Nor does the system work in practice. The fantasy that primary schools are essentially private institutions to which the State, in its beneficence, contributes some financial support, translates in reality into grossly inadequate funding. The State spends 4.6 per cent of GDP on education - the OECD average is 6.2 per cent. Less of what it does spend goes to primary education than to any other sector - the capitation grant for a child at primary school is not much more than half of that for secondary school. The result is that most schools teeter on the edge of bankruptcy. Eighty per cent of schools depend on fundraising, not to acquire extras, but to pay for the basics: heat, light, insurance, telephone, cleaning, and now water. In 200 schools surveyed by the Irish Primary Principals Network last year, the average grant was €25,000 and average running costs were €48,000.

It's not just about money, though. The notion of primary schools as individual, private entities results in a critical lack of management.
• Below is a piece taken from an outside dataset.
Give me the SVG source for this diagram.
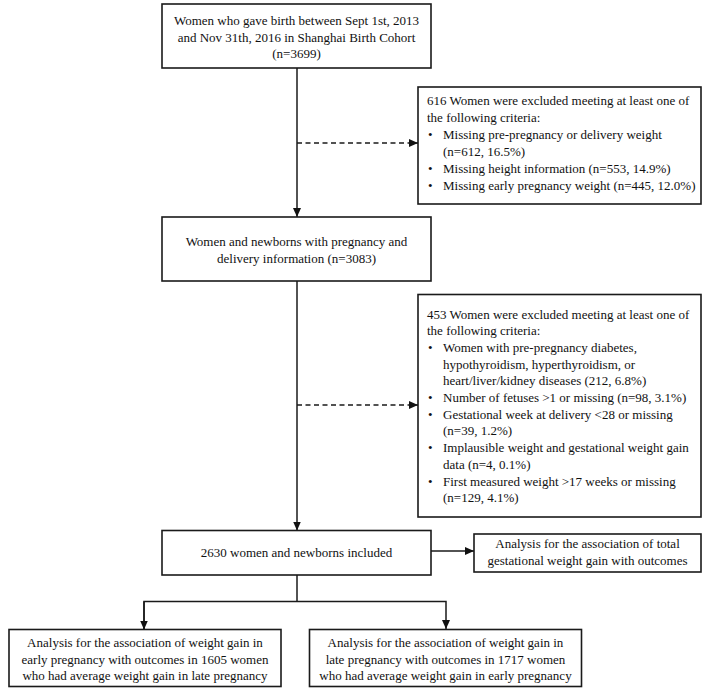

The State can track every calf born on an Irish farm from birth to dinner plate, but it has no record of the passage of children through the primary school system - where they're coming from, what their needs are, how they get on, where they go to. How could it have, when we don't actually have a national primary system? Meanwhile, at local level, boards of management are asked to deliver a crucial public service without training, resources or support.

Unsurprisingly, they in turn are generally unable to support the school principals whose job of managing, fundraising and in many cases teaching as well, is becoming unsustainable. A report by the Department of Education's inspectorate found "little or no evidence of collaborative approaches to the realisation of plans that involved parents or members of the board of management". Yet members of boards of management find themselves personally liable for everything from damages for pupils abused by teachers to water charges. Their altruism is being exploited merely so that the State can avoid its responsibility to provide an education system. If, when they see their water bills, they all decided to resign en masse, would the Government learn a useful lesson?